Speaking of that, cleanup, overall, was easy. Contrary to popular myth, cast-iron pans can be hand-washed with a little dish soap as needed, and a stiff-bristled brush or abrasive sponge help remove any bits of food or grease stuck to the bottom. Just be sure to dry the pan completely when you’re done to avoid any rust buildup, although the enamel coating also helps with that.
What we didn’t like about it
Now, one thing to know about cast iron is that it’s heavy. The Always Pan version weighs 6.9 pounds and measures 9.5 inches across. That may come as a shock to fans of the original 3-pound ceramic version, but the enamel coating ensures a nice, smooth surface (better for even heat distribution) with no nicks, pits or scratches to be seen. The 6-inch handle is pretty standard and comfortable enough to hold, but you really need to use the helper handle if possible to lift the pan without struggle.
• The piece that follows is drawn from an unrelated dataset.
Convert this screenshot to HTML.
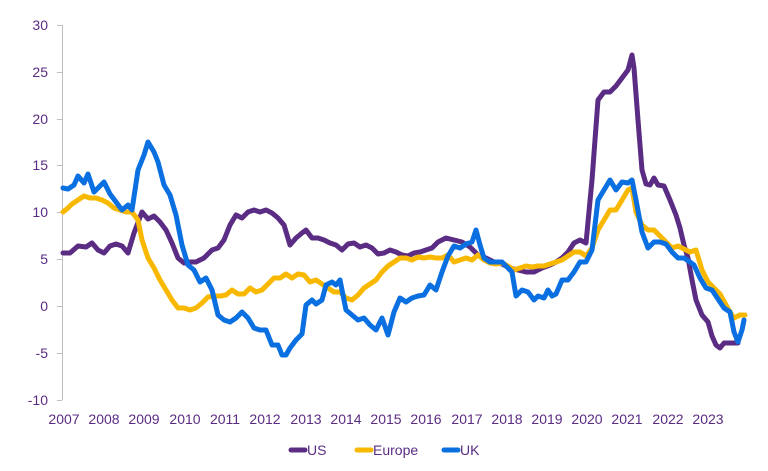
<!DOCTYPE html>
<html><head><meta charset="utf-8"><style>
body{margin:0;background:#fff;}
svg{display:block;font-family:"Liberation Sans Narrow","Liberation Sans",sans-serif;}
</style></head><body>
<svg width="768" height="471" viewBox="0 0 768 471">
<g stroke="#bfbfbf" stroke-width="1">
<line x1="62.5" y1="25" x2="62.5" y2="400"/>
<line x1="57" y1="25.5" x2="62" y2="25.5"/><line x1="57" y1="72.5" x2="62" y2="72.5"/>
<line x1="57" y1="119.5" x2="62" y2="119.5"/><line x1="57" y1="165.5" x2="62" y2="165.5"/>
<line x1="57" y1="212.5" x2="62" y2="212.5"/><line x1="57" y1="259.5" x2="62" y2="259.5"/>
<line x1="57" y1="306.5" x2="62" y2="306.5"/><line x1="57" y1="353.5" x2="62" y2="353.5"/>
<line x1="57" y1="400.5" x2="62" y2="400.5"/>
</g>
<g fill="#5B2C83" font-size="14" text-anchor="end">
<text x="48" y="30">30</text><text x="48" y="77">25</text><text x="48" y="124">20</text>
<text x="48" y="170">15</text><text x="48" y="217">10</text><text x="48" y="264">5</text>
<text x="48" y="311">0</text><text x="48" y="358">-5</text><text x="48" y="405">-10</text>
</g>
<g fill="#5B2C83" font-size="14" text-anchor="middle">
<text x="64" y="424">2007</text><text x="104" y="424">2008</text><text x="144" y="424">2009</text><text x="185" y="424">2010</text><text x="225" y="424">2011</text><text x="265" y="424">2012</text><text x="306" y="424">2013</text><text x="346" y="424">2014</text><text x="386" y="424">2015</text><text x="426" y="424">2016</text><text x="467" y="424">2017</text><text x="507" y="424">2018</text><text x="547" y="424">2019</text><text x="587" y="424">2020</text><text x="627" y="424">2021</text><text x="668" y="424">2022</text><text x="708" y="424">2023</text>
</g>
<g fill="none" stroke-width="5" stroke-linejoin="round" stroke-linecap="round">
<polyline stroke="#5B2C83" points="63,253 70,253 78,246 86,247 92,243 98,250 104,253 110,246 116,244 122,246 128,253 134,233 142,212 148,219 154,216 160,222 166,230 172,243 178,258 184,263 190,262 196,262 204,258 212,250 218,248 224,240 230,225 236,215 242,218 248,212 254,210 260,212 266,210 272,213 278,218 284,225 290,245 296,238 302,233 306,230 312,238 318,238 324,240 330,243 336,245 342,250 348,244 354,243 360,247 366,245 372,248 378,254 384,253 390,250 396,252 402,255 408,256 414,253 420,252 426,250 432,248 438,242 446,238 454,240 462,242 470,247 478,255 486,258 494,262 502,264 510,268 518,270 526,272 534,272 542,268 550,265 556,262 562,258 568,252 574,243 580,240 586,243 592,180 598,100 604,92 610,92 616,86 622,78 628,70 632,55 634,68 638,120 642,170 646,184 650,185 654,178 658,185 664,186 670,200 676,215 680,228 684,245 688,258 692,280 696,300 702,315 708,322 712,336 716,345 720,348 724,343 730,343 738,343"/>
<polyline stroke="#F9B800" points="63,212 68,208 72,204 78,200 84,196 90,198 96,198 102,200 108,203 114,208 120,210 126,212 132,212 138,220 142,240 148,258 154,268 160,280 166,290 172,300 178,308 184,308 190,310 196,308 202,303 208,297 214,296 220,296 226,295 232,290 238,294 244,294 250,288 256,292 262,290 268,284 274,278 280,278 286,274 292,278 298,274 304,275 310,282 316,280 322,284 328,288 334,292 340,292 346,298 352,300 358,295 364,288 370,284 376,280 382,272 388,266 394,262 400,258 406,258 412,260 418,257 424,258 430,257 436,258 442,258 448,255 454,262 460,260 466,258 472,260 478,255 484,260 490,263 496,264 502,263 508,266 514,270 520,268 526,266 532,267 538,266 544,266 550,264 556,262 562,260 568,256 574,252 580,252 586,256 592,248 598,230 604,220 610,210 616,210 622,200 628,190 632,188 636,212 642,225 648,230 654,230 660,236 666,242 672,248 678,246 684,249 690,252 696,250 702,270 708,282 714,288 720,294 726,305 730,312 734,318 740,315 745,315"/>
<polyline stroke="#0A6FE0" points="63,188 68,189 74,185 78,176 84,183 88,174 94,192 100,186 104,182 110,194 116,202 122,210 128,205 132,210 138,170 144,155 148,142 154,152 158,162 164,185 170,195 176,215 182,245 188,265 194,270 200,282 206,278 212,290 218,315 224,320 230,322 236,318 242,312 248,318 254,328 260,330 266,330 272,345 278,345 282,355 286,355 290,348 296,340 302,334 306,305 312,300 316,304 322,300 326,285 332,282 336,285 340,280 346,310 352,315 358,320 364,318 370,325 376,330 382,318 388,335 394,312 400,298 406,302 412,298 418,296 424,295 430,285 436,290 442,272 448,256 454,246 460,248 466,244 472,242 476,230 480,245 484,258 490,262 496,262 502,262 508,268 512,272 516,296 522,290 528,292 534,300 538,296 544,298 548,290 552,296 556,294 562,280 568,280 574,272 580,262 586,262 592,250 598,200 604,190 610,180 616,190 622,182 628,183 632,180 636,200 642,232 648,248 654,242 660,242 666,244 672,252 678,258 684,258 690,262 694,265 700,278 706,288 712,290 716,296 720,302 724,308 730,312 734,332 738,342 742,330 744,320"/>
</g>
<g stroke-width="5" stroke-linecap="round">
<line x1="291" y1="450" x2="305" y2="450" stroke="#5B2C83"/>
<line x1="357" y1="450" x2="371" y2="450" stroke="#F9B800"/>
<line x1="444" y1="450" x2="458" y2="450" stroke="#0A6FE0"/>
</g>
<g fill="#5B2C83" font-size="14">
<text x="307" y="455">US</text><text x="373" y="455">Europe</text><text x="460" y="455">UK</text>
</g>
</svg>
</body></html>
But how did it perform, you ask? We put the Always Cast-Iron Pan through the same battery of tests used to determine the best cast-iron skillets in 2022. We measured how much time it took to heat oil, how evenly heat was distributed across the pan, how comfortable it was to hold and how easy it was to pour oil into a Mason jar. We also used it to fry eggs, sear steak and bake cornbread.
Cast iron is celebrated for holding heat, but not all pans heat evenly. We used an infrared thermometer gun to measure all areas of the pan and found inconsistent results, with the center of the pan measuring hottest and the right side clocking in hotter than the left. It was slower to heat oil than all of the cast-iron pans we previously tested, and the Always does not include pour spouts, which are extra handy when you’re attempting to remove oil or grease from the pan. We noted some splatter when we tried to pour oil from the Always into a Mason jar.
Finally, no specific warranty is listed on the website, but the brand does note it offers free exchanges or returns up to 30 days after the item has shipped to your home.
No doubt, the Always Cast-Iron Pan looks great. The colors are soft and just lovely — there’s good reason it’s so dang Instagram-worthy. It’s just really nice to look at and also performs well, plus it’s easy to maintain.
But it’s also expensive. If you’re simply looking for a great cast-iron pan that’s a total workhorse, you’d be better off with the $49.95 Lodge Chef Collection 12-Inch Skillet, the overall winner in our cast-iron skillet tests. At a third of the price of the Always model, it bested most of its more expensive competitors, has a comfy elongated handle that makes it seem less heavy, includes two pour spouts and comes with a lifetime warranty.
But if you’re one of those rabid fans of the original nonstick Always Pan, you’re looking to add a colorful cast-iron version to your collection and you swear by Oprah’s Favorite Things, you won’t be sorry if you opt for Our Place’s foray into cast iron.